→ WRITTEN TASK
Can you transcribe the data exactly? Leave the pictures out.

→ DATA PROVIDED
========
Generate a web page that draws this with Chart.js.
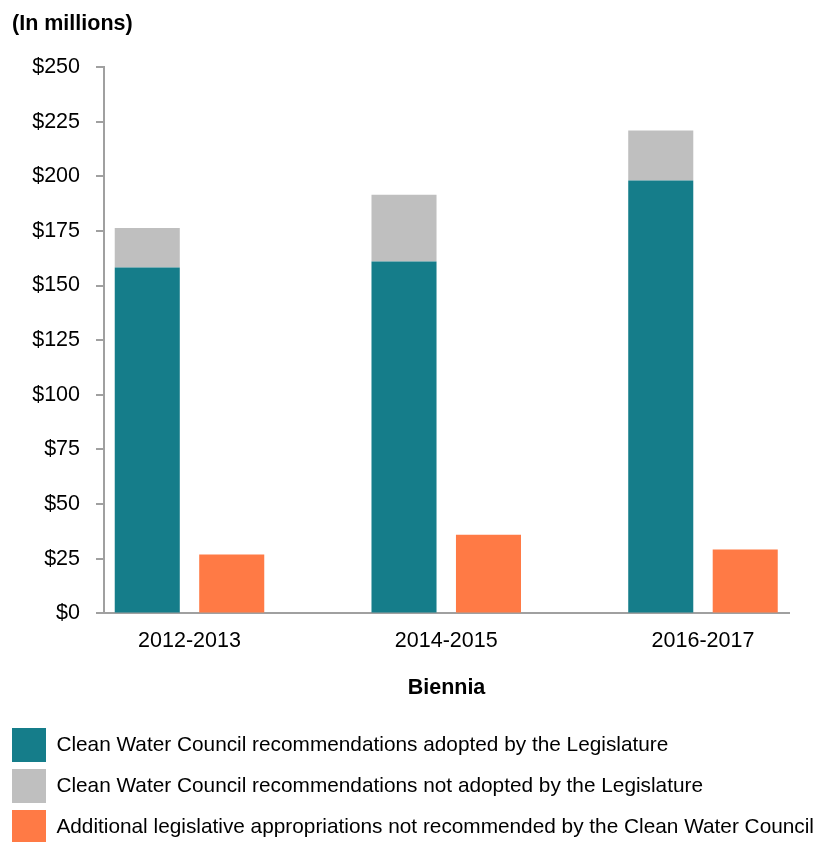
<!DOCTYPE html>
<html>
<head>
<meta charset="utf-8">
<script src="https://cdn.jsdelivr.net/npm/chart.js@4/dist/chart.umd.min.js"></script>
<style>
    html, body { margin: 0; padding: 0; background: #fff; overflow: hidden; }
    #wrap { position: relative; width: 817px; height: 842px; }
    #units {
        position: absolute; left: 12px; top: 11px;
        font: bold 21.5px 'Liberation Sans', Arial, sans-serif;
        color: #000;
    }
    canvas { position: absolute; left: 0; top: 0; }
</style>
</head>
<body>
<div id="wrap">
    <canvas id="myChart" width="817" height="842"></canvas>
    <div id="units">(In millions)</div>
</div>
<script>
const categories = ['2012-2013', '2014-2015', '2016-2017']
const adopted = [158.3, 161.0, 198.1]
const notAdopted = [18.0, 30.6, 22.9]
const additional = [26.9, 36.0, 29.2]
const yTicks = [0, 25, 50, 75, 100, 125, 150, 175, 200, 225, 250]

const fontName = "'Liberation Sans', Arial, sans-serif"
const axisGray = '#a0a0a0'

const toPoints = values => values.map((v, i) => ({x: i, y: v}))

let ctx = document.querySelector('#myChart').getContext('2d');

let myChart = new Chart(ctx, {
    type: 'bar',
    data: {
        datasets: [{
            label: 'Clean Water Council recommendations adopted by the Legislature',
            backgroundColor: '#157d8a',
            stack: 'council',
            data: toPoints(adopted)
        }, {
            label: 'Clean Water Council recommendations not adopted by the Legislature',
            backgroundColor: '#bfbfbf',
            stack: 'council',
            data: toPoints(notAdopted)
        }, {
            label: 'Additional legislative appropriations not recommended by the Clean Water Council',
            backgroundColor: '#ff7a45',
            stack: 'extra',
            data: toPoints(additional)
        }]
    },
    options: {
        responsive: false,
        animation: false,
        categoryPercentage: 0.658,
        barPercentage: 0.77,
        layout: {
            padding: {left: 5, right: 0, top: 67, bottom: -12}
        },
        plugins: {
            tooltip: {enabled: false},
            legend: {
                position: 'bottom',
                align: 'start',
                labels: {
                    boxWidth: 34,
                    boxHeight: 34,
                    padding: 7,
                    color: '#000',
                    font: {family: fontName, size: 20.8}
                }
            }
        },
        scales: {
            x: {
                type: 'linear',
                offset: false,
                bounds: 'data',
                min: -0.333,
                max: 2.335,
                afterBuildTicks: axis => {
                    axis.ticks = categories.map((c, i) => ({value: i}))
                },
                afterFit: axis => {
                    axis.paddingRight = 28
                },
                grid: {display: false, drawTicks: false},
                border: {display: true, color: axisGray, width: 2},
                ticks: {
                    color: '#000',
                    padding: 15,
                    maxRotation: 0,
                    font: {family: fontName, size: 21.5},
                    callback: value => categories[value]
                },
                title: {
                    display: true,
                    text: 'Biennia',
                    color: '#000',
                    font: {family: fontName, size: 21.5, weight: 'bold'},
                    padding: {top: 6, bottom: 20}
                }
            },
            y: {
                stacked: true,
                min: 0,
                max: 250,
                afterBuildTicks: axis => {
                    axis.ticks = yTicks.map(v => ({value: v}))
                },
                afterFit: axis => {
                    axis.width = 99
                },
                grid: {
                    drawOnChartArea: false,
                    drawTicks: true,
                    tickLength: 8,
                    color: axisGray,
                    lineWidth: 2
                },
                border: {display: true, color: axisGray, width: 2},
                ticks: {
                    color: '#000',
                    padding: 16,
                    font: {family: fontName, size: 21.5},
                    callback: value => '$' + value
                }
            }
        }
    }
});
</script>
</body>
</html>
========
→ ANSWER TO THIS TASK
Generate a web page that draws this with Chart.js.
<!DOCTYPE html>
<html>
<head>
<meta charset="utf-8">
<script src="https://cdn.jsdelivr.net/npm/chart.js@4/dist/chart.umd.min.js"></script>
<style>
    html, body { margin: 0; padding: 0; background: #fff; overflow: hidden; }
    #wrap { position: relative; width: 817px; height: 842px; }
    #units {
        position: absolute; left: 12px; top: 11px;
        font: bold 21.5px 'Liberation Sans', Arial, sans-serif;
        color: #000;
    }
    canvas { position: absolute; left: 0; top: 0; }
</style>
</head>
<body>
<div id="wrap">
    <canvas id="myChart" width="817" height="842"></canvas>
    <div id="units">(In millions)</div>
</div>
<script>
const categories = ['2012-2013', '2014-2015', '2016-2017']
const adopted = [158.3, 161.0, 198.1]
const notAdopted = [18.0, 30.6, 22.9]
const additional = [26.9, 36.0, 29.2]
const yTicks = [0, 25, 50, 75, 100, 125, 150, 175, 200, 225, 250]

const fontName = "'Liberation Sans', Arial, sans-serif"
const axisGray = '#a0a0a0'

const toPoints = values => values.map((v, i) => ({x: i, y: v}))

let ctx = document.querySelector('#myChart').getContext('2d');

let myChart = new Chart(ctx, {
    type: 'bar',
    data: {
        datasets: [{
            label: 'Clean Water Council recommendations adopted by the Legislature',
            backgroundColor: '#157d8a',
            stack: 'council',
            data: toPoints(adopted)
        }, {
            label: 'Clean Water Council recommendations not adopted by the Legislature',
            backgroundColor: '#bfbfbf',
            stack: 'council',
            data: toPoints(notAdopted)
        }, {
            label: 'Additional legislative appropriations not recommended by the Clean Water Council',
            backgroundColor: '#ff7a45',
            stack: 'extra',
            data: toPoints(additional)
        }]
    },
    options: {
        responsive: false,
        animation: false,
        categoryPercentage: 0.658,
        barPercentage: 0.77,
        layout: {
            padding: {left: 5, right: 0, top: 67, bottom: -12}
        },
        plugins: {
            tooltip: {enabled: false},
            legend: {
                position: 'bottom',
                align: 'start',
                labels: {
                    boxWidth: 34,
                    boxHeight: 34,
                    padding: 7,
                    color: '#000',
                    font: {family: fontName, size: 20.8}
                }
            }
        },
        scales: {
            x: {
                type: 'linear',
                offset: false,
                bounds: 'data',
                min: -0.333,
                max: 2.335,
                afterBuildTicks: axis => {
                    axis.ticks = categories.map((c, i) => ({value: i}))
                },
                afterFit: axis => {
                    axis.paddingRight = 28
                },
                grid: {display: false, drawTicks: false},
                border: {display: true, color: axisGray, width: 2},
                ticks: {
                    color: '#000',
                    padding: 15,
                    maxRotation: 0,
                    font: {family: fontName, size: 21.5},
                    callback: value => categories[value]
                },
                title: {
                    display: true,
                    text: 'Biennia',
                    color: '#000',
                    font: {family: fontName, size: 21.5, weight: 'bold'},
                    padding: {top: 6, bottom: 20}
                }
            },
            y: {
                stacked: true,
                min: 0,
                max: 250,
                afterBuildTicks: axis => {
                    axis.ticks = yTicks.map(v => ({value: v}))
                },
                afterFit: axis => {
                    axis.width = 99
                },
                grid: {
                    drawOnChartArea: false,
                    drawTicks: true,
                    tickLength: 8,
                    color: axisGray,
                    lineWidth: 2
                },
                border: {display: true, color: axisGray, width: 2},
                ticks: {
                    color: '#000',
                    padding: 16,
                    font: {family: fontName, size: 21.5},
                    callback: value => '$' + value
                }
            }
        }
    }
});
</script>
</body>
</html>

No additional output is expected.